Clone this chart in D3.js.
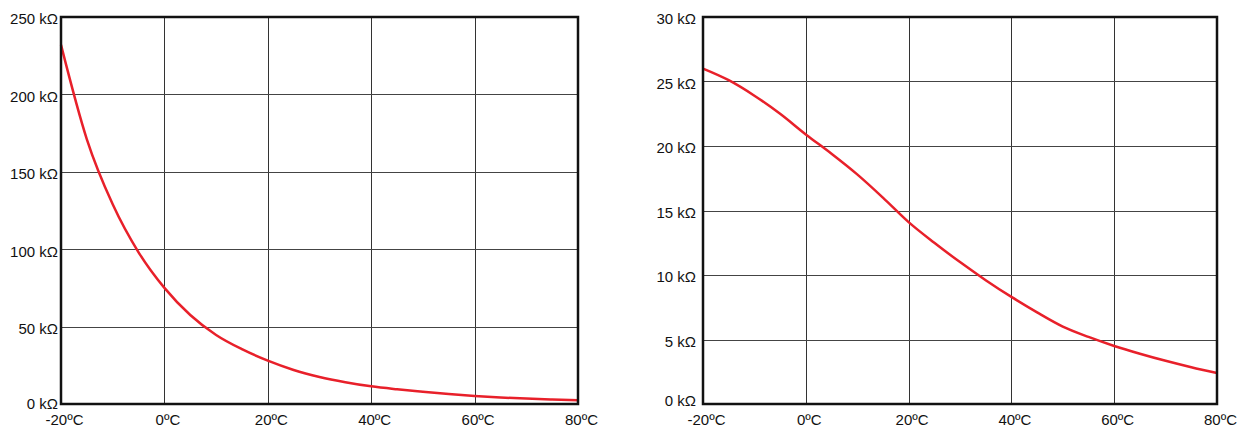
------------------------------------------------------------
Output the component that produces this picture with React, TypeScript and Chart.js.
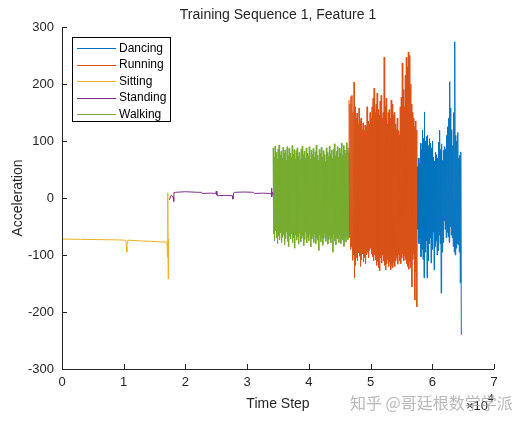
------------------------------------------------------------
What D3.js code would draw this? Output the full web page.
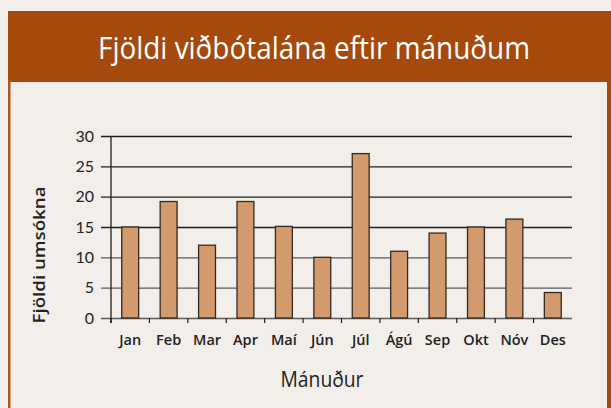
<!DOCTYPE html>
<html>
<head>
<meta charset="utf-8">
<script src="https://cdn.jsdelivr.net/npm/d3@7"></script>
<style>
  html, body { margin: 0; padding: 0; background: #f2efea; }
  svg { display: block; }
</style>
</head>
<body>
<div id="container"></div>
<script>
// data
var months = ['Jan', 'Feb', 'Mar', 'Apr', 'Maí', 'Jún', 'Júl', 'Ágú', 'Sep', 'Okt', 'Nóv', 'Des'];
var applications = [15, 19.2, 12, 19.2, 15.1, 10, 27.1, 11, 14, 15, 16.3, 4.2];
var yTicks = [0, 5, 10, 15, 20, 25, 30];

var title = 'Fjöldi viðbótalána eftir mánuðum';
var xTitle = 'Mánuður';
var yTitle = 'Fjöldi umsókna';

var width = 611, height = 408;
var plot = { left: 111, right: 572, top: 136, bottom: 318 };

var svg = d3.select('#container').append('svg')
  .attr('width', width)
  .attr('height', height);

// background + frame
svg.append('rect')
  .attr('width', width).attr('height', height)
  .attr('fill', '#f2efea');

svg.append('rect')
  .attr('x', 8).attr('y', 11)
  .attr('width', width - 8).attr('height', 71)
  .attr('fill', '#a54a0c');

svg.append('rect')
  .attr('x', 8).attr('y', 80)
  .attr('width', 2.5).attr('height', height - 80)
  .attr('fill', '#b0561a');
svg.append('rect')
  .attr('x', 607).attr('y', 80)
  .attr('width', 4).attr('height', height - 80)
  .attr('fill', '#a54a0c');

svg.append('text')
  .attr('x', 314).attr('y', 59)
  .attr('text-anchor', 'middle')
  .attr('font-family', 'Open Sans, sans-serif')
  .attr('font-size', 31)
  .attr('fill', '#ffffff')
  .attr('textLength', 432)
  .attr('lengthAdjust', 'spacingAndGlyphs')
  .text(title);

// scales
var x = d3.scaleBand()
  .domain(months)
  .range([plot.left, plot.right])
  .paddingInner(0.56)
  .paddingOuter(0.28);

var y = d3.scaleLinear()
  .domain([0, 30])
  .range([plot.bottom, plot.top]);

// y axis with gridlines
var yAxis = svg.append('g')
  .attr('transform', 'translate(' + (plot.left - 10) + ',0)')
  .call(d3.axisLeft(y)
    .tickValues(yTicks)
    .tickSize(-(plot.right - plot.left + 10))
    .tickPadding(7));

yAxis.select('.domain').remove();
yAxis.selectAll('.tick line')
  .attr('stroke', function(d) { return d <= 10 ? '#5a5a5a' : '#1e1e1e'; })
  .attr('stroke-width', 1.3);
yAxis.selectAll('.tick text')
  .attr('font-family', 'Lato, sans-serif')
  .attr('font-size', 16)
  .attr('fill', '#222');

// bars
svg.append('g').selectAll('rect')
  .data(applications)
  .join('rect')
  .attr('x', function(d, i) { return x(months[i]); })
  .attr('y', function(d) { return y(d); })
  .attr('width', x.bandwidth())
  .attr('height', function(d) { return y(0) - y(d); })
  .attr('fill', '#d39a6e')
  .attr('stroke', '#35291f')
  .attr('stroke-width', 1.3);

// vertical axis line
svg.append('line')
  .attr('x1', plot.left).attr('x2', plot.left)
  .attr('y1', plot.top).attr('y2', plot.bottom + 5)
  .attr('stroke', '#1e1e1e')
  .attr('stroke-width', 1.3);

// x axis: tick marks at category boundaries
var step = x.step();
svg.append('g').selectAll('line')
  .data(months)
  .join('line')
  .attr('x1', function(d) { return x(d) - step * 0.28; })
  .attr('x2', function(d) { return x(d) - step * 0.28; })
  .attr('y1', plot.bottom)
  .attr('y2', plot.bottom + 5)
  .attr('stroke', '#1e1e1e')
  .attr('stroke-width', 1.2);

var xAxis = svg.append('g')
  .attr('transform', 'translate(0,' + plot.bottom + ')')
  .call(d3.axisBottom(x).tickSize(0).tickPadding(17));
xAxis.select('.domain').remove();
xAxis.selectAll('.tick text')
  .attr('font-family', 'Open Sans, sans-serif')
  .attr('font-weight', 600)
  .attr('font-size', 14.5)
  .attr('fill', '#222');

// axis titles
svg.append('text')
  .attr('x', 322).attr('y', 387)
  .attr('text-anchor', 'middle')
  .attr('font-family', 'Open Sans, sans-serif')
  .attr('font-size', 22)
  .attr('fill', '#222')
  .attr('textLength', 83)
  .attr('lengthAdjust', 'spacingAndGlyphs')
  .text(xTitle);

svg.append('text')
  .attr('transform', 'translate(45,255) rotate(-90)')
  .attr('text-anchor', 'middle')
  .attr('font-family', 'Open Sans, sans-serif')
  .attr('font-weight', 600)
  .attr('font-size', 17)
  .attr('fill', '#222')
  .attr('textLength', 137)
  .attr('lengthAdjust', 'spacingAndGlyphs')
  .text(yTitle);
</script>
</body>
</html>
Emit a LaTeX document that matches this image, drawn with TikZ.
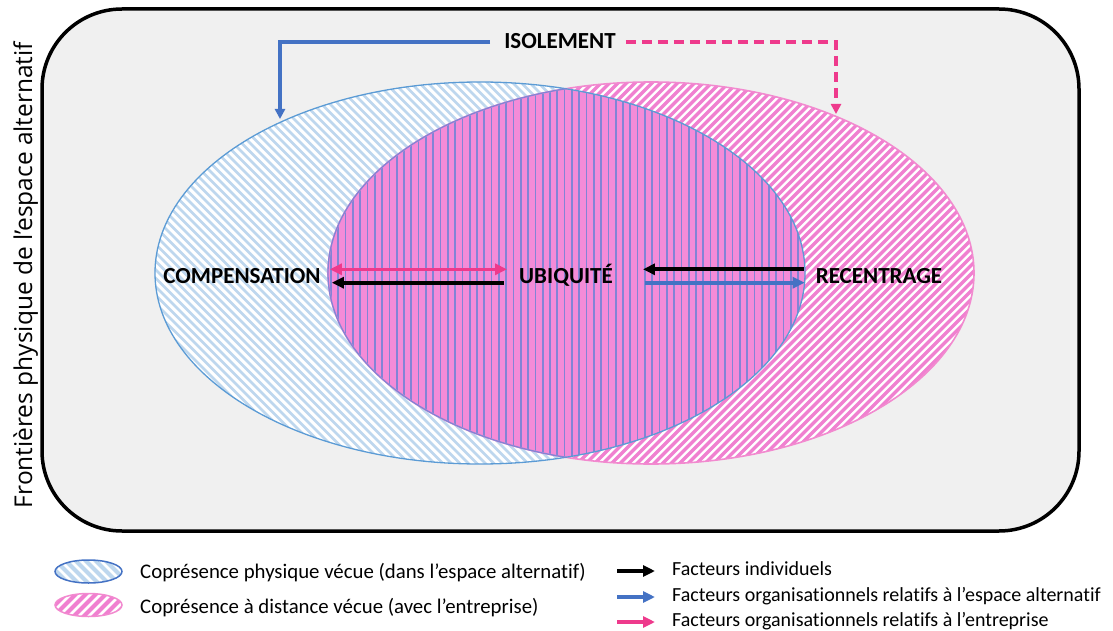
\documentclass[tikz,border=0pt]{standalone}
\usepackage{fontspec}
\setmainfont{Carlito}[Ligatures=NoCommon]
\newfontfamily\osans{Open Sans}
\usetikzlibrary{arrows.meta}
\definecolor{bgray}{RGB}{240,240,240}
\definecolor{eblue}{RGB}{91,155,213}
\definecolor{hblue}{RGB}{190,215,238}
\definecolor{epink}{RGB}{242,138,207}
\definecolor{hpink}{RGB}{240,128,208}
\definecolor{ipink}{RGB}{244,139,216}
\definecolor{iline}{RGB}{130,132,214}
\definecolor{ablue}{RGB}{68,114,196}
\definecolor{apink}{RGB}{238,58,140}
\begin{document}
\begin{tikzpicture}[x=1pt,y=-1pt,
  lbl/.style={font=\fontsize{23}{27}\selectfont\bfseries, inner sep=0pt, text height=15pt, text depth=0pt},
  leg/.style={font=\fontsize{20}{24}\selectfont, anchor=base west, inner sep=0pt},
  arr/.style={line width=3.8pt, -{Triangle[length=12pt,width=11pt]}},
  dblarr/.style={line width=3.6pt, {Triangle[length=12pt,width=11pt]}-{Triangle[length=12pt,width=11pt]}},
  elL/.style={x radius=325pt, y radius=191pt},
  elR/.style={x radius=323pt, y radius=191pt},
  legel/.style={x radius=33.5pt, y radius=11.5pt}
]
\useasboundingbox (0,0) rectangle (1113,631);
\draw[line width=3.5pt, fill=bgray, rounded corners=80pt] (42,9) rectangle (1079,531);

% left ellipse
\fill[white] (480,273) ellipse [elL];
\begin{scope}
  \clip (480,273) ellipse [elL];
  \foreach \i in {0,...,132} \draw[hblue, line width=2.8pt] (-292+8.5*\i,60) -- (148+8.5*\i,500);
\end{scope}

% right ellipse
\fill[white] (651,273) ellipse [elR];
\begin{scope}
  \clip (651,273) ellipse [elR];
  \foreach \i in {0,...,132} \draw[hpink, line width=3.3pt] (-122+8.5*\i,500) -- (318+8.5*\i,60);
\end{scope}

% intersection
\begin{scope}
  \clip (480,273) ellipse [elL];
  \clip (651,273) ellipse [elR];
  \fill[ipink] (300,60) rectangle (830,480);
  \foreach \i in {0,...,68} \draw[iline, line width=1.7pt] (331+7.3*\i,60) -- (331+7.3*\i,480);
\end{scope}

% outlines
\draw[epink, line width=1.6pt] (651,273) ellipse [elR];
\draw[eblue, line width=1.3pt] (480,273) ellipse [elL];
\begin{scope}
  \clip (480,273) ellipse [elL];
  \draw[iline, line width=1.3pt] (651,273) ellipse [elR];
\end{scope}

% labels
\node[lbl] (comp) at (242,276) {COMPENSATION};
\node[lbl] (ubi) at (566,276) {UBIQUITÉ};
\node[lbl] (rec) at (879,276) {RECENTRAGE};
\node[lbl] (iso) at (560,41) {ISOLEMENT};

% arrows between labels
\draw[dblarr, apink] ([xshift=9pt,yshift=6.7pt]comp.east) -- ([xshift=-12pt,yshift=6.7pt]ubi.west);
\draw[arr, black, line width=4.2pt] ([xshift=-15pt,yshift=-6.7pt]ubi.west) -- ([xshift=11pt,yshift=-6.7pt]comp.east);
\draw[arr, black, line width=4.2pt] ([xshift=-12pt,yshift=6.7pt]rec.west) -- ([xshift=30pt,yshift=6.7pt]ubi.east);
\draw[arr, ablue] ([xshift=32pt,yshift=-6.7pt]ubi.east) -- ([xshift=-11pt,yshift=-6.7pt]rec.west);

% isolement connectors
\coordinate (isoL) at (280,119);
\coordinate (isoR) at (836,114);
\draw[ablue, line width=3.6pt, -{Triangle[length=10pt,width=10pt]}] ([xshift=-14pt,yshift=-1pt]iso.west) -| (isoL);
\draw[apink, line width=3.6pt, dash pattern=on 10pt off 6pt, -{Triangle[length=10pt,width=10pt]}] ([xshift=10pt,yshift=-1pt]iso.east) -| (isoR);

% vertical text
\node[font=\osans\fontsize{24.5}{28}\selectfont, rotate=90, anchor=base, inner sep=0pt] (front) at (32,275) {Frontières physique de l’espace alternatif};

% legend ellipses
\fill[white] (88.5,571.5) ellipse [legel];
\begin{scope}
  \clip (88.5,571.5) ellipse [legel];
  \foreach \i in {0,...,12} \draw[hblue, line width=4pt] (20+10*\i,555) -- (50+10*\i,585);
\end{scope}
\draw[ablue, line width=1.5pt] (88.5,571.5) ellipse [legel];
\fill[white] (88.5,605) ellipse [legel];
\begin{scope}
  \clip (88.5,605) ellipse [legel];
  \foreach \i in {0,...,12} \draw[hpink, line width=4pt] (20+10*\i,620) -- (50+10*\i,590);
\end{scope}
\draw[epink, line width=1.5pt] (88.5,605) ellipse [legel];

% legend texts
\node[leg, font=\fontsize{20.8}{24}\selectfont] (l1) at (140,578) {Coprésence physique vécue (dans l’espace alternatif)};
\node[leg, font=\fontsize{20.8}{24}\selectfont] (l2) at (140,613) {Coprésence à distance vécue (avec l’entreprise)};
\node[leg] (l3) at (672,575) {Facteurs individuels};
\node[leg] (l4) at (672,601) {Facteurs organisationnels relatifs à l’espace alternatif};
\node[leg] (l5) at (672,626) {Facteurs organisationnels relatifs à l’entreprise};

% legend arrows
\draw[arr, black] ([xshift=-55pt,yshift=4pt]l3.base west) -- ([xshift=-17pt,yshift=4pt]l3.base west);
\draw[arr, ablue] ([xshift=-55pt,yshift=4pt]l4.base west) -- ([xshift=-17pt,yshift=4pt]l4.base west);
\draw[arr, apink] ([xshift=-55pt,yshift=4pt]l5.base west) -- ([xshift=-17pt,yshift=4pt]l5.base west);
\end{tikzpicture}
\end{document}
------------------------------------------------------------
* [JOB] State the number of lines in the preceding entries that include the word "with". Provide nothing else.

* [FINAL ANSWER] 3